British army spokesman Major David Gell said the animals were thought to be a kind of honey badger – melivora capensis – which can be fierce but are not usually dangerous to humans unless provoked.
“They are native to the region but rare in Iraq. They’re nocturnal carnivores with a fearsome reputation, but they don’t stalk humans and carry them back to their lair,” he said. Both the scientists and the soldiers agree that the badger ought not to be a danger to humans, but so far they have failed to reassure the populace.

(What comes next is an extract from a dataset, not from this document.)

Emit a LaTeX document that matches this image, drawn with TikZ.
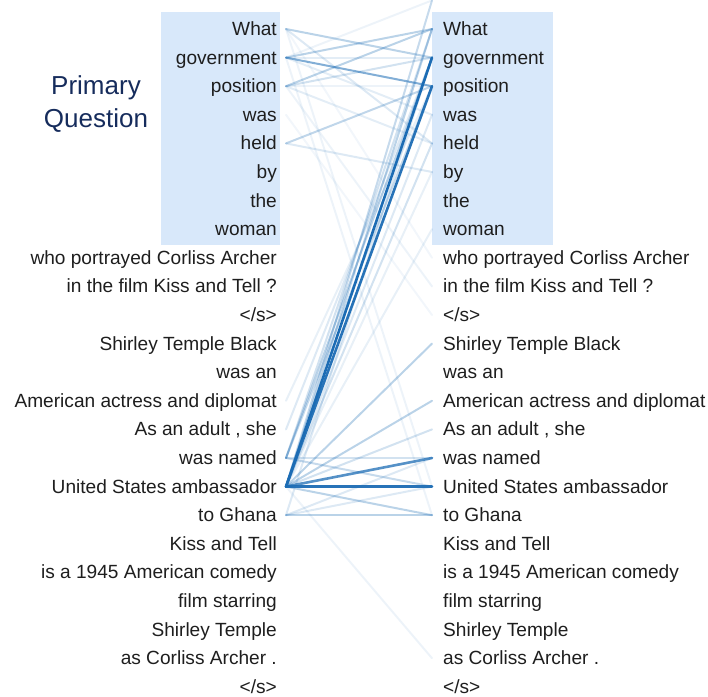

“I was sleeping at night when this strange animal hit me on my head. I have not seen such an animal before. My husband hurried to shoot it but it was as swift as a deer,” Suad Hassan, a 30-year-old housewife said. “It is the size of a dog but his head is like a monkey. It runs so quickly.”
Cell phone video of the badgers circulating in Basra shows a stocky skunk-like animal with long front claws. The honey badger, or ratel, is known as a brave predator capable of killing a cobra. It weighs up to 14kg.
Sattar Jabbar, a 50-year-old local farmer from Abu Sakhar north of Basra, believes the badger can tackle even large prey. “I saw it three days ago at night attacking animals. It even ate a cow. It tore the cow up piece by piece. I tried to shoot it with my gun but it ran away into the orchards. I missed it,” he said.